Research and Teaching Interests:
Caribbean and Latin American; African Diaspora; Imperialism; Transnationalism; Nation-making; Popular culture; and Postcolonialism
Personal Statement:
Trained in the fields of African Diaspora and Latin American history, my research and writing thus far has concentrated on the postemancipation Caribbean. I am particularly interested in recovering experiences, events and movements that highlight the region’s integral place within the history of the modern world. Indicative is my forthcoming history of Trinidad during World War II, years in which the United States established military bases on the British territory. Beyond showing how race, gender class complicated local encounters with US occupiers, this book reveals the colony to be an instructive scene for apprehending the how people across the globe have contended with the making of the American century. I am currently pursuing research on the early history of petroleum in the Circum-Caribbean; it will culminate in a book-length project that combines labor, environmental and cultural history and will push Caribbean historiography “beyond the plantation.”

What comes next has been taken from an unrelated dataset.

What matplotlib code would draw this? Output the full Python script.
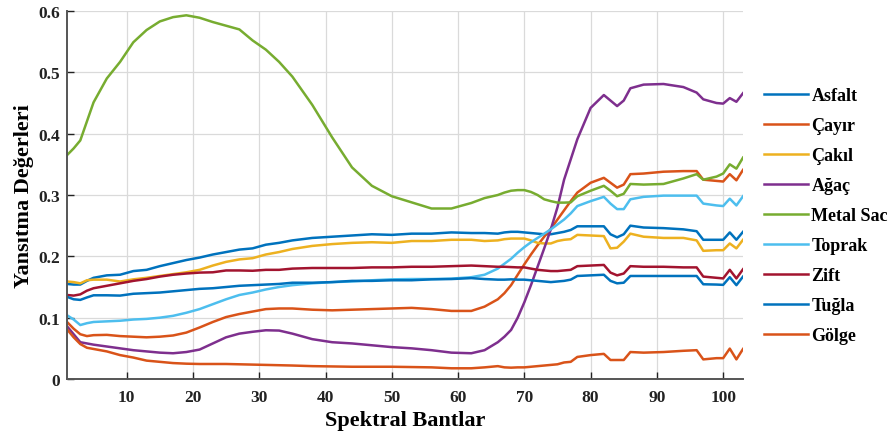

Representative Publications:
Caliban and the Yankees: Colonial Trinidad during the United States Occupation, University of North Carolina Press (March, 2007)
“At Sea: the Caribbean in Black Empire” Book Discussion, Small Axe 10, 19 (Spring, 2006)
“Moving History in the Aftermath: a review essay,” Small Axe 8 (Fall 2004), 214-221.
“The Race to Nation Across the (other) Americas: a review,” Estudios Interdisciplinarios de AmericaLatina y el Caribe 14 2 (December 2003)
“Mopsies and Manly Rivalries: nation, gender and sexuality in United States Occupied Trinidad,” Radical History Review 87 (Fall 2003); 79-97
“White Lies: Race and Sexuality in Occupied Trinidad,” Journal of Colonialism and Colonial History 2 (Spring, 2001), 21-52.